CVE stands for Common Vulnerabilities and Exposures. When a security vulnerability is discovered, researchers or vendors can request a CVE ID from the CVE Numbering Authorities (CNAs) to help facilitate communication and awareness of the issue. These identifiers are used to provide a standardized way of referencing and discussing vulnerabilities across different platforms, tools, and information sources. This helps in understanding, tracking, and managing vulnerabilities in software and hardware systems.

Prerequisites

  1. Faddom requires access to https://api.support.faddom.com to read the updated CVE database. Faddom only receives the details of the software and version that is in your environment and which operating system it is installed on. No server or customer information is transmitted. If an HTTP proxy is setup in the Global Parameters then Faddom will access the API through that proxy.

How to Discover CVEs

1. View CVEs from the Dashboard

You can see on the main dashboard of Faddom the number of vulnerabilities detected.

2. Access the CVE Dashboard

By clicking on this number, you are then taken to the CVE screen within the Security Dashboard.

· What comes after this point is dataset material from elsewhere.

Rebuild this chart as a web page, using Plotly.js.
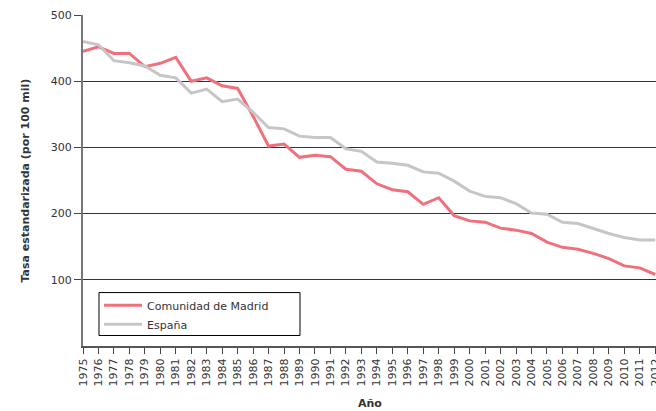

Alternatively, you can select Secure > CVEs.

3. Filter and Search CVEs

From this dashboard, you can apply filters to search for CVEs by:

  • Score - Critical, High, Medium, Low (default order)

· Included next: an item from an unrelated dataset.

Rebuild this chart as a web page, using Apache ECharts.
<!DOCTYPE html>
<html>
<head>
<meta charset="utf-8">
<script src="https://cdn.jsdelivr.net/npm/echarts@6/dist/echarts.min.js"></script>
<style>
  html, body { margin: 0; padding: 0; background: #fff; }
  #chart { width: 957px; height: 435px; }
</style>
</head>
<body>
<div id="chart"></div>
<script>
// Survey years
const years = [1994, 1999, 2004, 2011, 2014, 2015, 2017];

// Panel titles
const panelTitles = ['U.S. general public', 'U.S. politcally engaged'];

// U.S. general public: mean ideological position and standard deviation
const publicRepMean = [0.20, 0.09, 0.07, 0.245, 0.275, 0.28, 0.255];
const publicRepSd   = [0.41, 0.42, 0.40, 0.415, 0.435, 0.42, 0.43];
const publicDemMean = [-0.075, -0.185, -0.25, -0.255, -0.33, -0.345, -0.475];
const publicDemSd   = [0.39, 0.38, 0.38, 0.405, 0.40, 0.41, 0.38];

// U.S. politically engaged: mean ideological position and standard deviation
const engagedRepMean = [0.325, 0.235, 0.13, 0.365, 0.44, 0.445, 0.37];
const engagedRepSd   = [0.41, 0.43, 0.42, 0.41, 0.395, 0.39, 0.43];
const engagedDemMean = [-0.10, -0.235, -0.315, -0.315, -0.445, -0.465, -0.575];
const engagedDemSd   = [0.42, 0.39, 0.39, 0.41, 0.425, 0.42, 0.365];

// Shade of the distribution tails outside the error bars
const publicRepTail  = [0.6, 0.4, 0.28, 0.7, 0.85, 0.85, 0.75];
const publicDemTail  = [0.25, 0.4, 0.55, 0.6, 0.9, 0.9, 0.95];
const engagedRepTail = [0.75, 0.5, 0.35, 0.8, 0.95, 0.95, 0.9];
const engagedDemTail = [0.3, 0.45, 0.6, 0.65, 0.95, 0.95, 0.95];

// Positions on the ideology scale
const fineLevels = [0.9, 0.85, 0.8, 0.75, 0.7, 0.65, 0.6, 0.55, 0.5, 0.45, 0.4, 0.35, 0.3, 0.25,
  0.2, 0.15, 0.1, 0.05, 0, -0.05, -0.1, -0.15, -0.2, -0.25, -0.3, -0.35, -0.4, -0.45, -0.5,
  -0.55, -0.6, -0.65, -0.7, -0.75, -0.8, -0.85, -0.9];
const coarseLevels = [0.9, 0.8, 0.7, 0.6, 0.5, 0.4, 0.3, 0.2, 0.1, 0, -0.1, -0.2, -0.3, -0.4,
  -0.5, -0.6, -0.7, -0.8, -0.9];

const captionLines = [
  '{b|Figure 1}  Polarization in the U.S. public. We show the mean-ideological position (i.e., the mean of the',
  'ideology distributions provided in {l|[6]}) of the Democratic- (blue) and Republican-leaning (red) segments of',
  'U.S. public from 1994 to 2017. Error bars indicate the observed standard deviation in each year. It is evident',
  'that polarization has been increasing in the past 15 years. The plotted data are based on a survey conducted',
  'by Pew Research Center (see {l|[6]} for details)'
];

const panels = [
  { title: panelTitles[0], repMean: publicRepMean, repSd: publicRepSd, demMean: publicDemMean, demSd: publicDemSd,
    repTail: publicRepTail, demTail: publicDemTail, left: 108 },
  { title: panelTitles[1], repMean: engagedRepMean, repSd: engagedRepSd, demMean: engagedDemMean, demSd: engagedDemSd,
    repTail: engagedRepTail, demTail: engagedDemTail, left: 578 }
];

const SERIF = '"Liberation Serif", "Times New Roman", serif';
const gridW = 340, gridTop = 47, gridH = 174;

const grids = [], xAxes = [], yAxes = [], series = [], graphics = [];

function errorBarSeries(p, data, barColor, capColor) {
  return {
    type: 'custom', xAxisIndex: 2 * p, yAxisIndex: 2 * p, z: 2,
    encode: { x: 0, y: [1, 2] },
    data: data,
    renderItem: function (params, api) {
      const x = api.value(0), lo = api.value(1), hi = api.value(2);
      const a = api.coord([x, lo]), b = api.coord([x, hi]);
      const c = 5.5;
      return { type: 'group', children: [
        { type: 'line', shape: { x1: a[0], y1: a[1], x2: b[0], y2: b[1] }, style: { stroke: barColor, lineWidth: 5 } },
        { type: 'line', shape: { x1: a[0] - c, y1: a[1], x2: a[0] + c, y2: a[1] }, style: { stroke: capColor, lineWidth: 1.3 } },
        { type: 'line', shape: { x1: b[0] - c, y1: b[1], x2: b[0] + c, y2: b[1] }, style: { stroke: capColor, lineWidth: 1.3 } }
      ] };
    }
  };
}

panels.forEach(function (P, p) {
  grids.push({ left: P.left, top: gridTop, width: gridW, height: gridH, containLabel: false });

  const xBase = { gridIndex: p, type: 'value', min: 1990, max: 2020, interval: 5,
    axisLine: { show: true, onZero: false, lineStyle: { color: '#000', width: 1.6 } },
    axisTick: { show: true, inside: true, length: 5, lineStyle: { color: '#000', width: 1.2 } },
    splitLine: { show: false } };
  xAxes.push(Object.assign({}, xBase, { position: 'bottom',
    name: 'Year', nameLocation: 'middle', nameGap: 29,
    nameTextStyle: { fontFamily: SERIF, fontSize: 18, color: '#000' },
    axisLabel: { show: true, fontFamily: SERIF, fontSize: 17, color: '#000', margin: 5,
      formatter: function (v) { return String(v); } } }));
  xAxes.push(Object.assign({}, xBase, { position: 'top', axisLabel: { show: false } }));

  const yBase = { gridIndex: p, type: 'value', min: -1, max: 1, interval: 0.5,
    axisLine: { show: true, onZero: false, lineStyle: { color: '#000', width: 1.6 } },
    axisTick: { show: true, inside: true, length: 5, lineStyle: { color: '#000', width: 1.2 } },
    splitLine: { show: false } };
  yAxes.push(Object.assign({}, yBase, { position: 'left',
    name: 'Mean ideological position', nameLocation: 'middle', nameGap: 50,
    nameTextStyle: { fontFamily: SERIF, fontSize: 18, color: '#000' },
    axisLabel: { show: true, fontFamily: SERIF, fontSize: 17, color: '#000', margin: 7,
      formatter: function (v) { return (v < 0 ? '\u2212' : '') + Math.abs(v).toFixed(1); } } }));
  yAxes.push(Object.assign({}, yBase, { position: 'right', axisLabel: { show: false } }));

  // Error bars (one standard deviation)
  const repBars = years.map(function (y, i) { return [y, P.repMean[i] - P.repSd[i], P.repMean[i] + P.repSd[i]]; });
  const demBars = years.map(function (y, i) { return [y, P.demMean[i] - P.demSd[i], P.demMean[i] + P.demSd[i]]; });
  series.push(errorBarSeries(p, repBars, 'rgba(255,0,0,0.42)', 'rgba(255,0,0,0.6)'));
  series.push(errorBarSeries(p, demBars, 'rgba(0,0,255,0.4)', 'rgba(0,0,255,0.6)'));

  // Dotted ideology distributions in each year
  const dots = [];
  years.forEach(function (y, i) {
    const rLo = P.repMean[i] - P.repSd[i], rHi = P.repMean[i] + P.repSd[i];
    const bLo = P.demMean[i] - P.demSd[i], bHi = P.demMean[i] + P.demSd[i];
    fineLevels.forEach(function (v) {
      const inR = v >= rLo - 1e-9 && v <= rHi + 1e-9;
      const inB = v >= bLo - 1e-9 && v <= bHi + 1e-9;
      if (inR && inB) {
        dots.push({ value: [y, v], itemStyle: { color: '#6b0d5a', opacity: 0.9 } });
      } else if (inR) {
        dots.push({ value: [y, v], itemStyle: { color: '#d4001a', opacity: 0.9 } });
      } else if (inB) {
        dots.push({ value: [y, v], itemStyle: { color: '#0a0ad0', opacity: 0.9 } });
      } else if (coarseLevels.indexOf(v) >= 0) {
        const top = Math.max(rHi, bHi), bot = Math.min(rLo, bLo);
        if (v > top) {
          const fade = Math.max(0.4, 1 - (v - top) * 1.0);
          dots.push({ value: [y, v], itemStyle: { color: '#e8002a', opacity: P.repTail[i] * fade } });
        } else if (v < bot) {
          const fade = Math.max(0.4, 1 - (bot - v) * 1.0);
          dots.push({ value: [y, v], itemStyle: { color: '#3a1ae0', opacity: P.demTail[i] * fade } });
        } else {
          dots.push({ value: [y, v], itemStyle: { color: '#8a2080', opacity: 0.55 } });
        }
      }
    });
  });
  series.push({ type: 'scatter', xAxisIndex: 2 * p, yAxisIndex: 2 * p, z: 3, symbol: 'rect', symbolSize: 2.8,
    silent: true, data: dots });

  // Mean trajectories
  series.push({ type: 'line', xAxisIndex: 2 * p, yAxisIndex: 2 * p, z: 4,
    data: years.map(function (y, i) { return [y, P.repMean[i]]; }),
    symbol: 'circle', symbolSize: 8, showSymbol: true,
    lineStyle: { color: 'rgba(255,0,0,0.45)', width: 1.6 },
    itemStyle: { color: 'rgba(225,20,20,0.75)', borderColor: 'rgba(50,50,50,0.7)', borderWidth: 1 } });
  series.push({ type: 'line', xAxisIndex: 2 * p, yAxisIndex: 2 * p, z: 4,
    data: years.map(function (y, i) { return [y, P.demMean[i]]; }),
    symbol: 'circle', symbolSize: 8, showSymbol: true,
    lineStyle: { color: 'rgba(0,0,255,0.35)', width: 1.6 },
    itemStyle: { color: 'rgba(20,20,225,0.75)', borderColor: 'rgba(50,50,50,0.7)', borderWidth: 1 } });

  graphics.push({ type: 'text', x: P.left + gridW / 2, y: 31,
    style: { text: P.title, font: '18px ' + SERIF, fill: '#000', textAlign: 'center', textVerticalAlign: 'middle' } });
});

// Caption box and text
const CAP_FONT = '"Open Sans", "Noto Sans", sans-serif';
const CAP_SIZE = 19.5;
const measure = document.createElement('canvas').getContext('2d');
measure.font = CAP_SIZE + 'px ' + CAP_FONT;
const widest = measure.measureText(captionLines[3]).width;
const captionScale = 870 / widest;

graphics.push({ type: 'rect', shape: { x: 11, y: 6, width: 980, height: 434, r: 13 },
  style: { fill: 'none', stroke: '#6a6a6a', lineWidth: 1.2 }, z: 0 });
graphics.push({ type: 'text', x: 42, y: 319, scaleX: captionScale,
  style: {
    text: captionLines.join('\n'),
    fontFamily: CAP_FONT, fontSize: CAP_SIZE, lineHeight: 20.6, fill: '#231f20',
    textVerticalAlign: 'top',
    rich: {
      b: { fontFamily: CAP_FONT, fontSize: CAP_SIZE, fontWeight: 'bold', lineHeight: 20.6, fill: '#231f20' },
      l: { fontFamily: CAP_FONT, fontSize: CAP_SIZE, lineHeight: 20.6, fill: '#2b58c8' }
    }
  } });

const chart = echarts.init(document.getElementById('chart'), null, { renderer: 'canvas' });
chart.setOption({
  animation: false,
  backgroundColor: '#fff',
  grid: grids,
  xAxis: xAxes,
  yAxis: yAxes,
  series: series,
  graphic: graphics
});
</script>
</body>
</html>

  • Server - Specific servers or groups

  • Application Map - Vulnerabilities affecting specific applications

  • Date - When the CVE was detected

4. View CVE Details

You can click on the arrow next to the CVE name to get more information on the CVE, which includes:

  • Link to the CVE details

  • Maps with affected servers

  • Score indicating how critical the CVE is

5. Ignore CVEs (Optional)

If, for some reason, you wish to ignore a specific CVE, you can select one or more, then click Ignore Selected CVEs.

If you wish to restore CVEs that you have previously ignored, you can reverse this by clicking on X Ignored CVEs, selecting the ignored CVEs and click Don't Ignore CVEs.

Understanding CPE Matching

What Is A CPE?

Once software is discovered, Faddom maps it to CPEs (Common Platform Enumerations). CPE is the standardized format used by vulnerability databases to identify software products and versions.

Example CPE: cpe:2.3:o:microsoft:windows_server_2019

Without a valid CPE match, CVEs cannot be correlated. CPE coverage determines CVE coverage.

How to Match a CVE

If CVE detection is enabled but no CVEs appear, it may be due to software isn't matched to a CPE.

Matching CPE

  1. Navigate to Secure > Software Inventory

  2. Enable the Show only Unmatched CPEs filter to display software without CPE mappings

  3. Locate the software that needs matching

  4. Click Match CVE next to the software item

  5. Use Faddom's manual matching tool to assign the correct CPE

Software without CPE matchings will not show any vulnerabilities. Faddom matches CPEs automatically in most cases, but vendor-specific or proprietary software often requires manual matching.

Why Linux Shows More CVEs Than Windows

Linux systems typically show more CVEs because:

  • Standardized package managers (apt, yum, dnf) provide consistent package names and versions

  • Package names map cleanly to CPEs in public vulnerability databases

  • Open-source software has better CPE coverage in NIST databases

Windows software, especially proprietary or enterprise applications, often uses vendor-specific naming conventions that don't match CPE standards reliably and may require manual CPE mapping.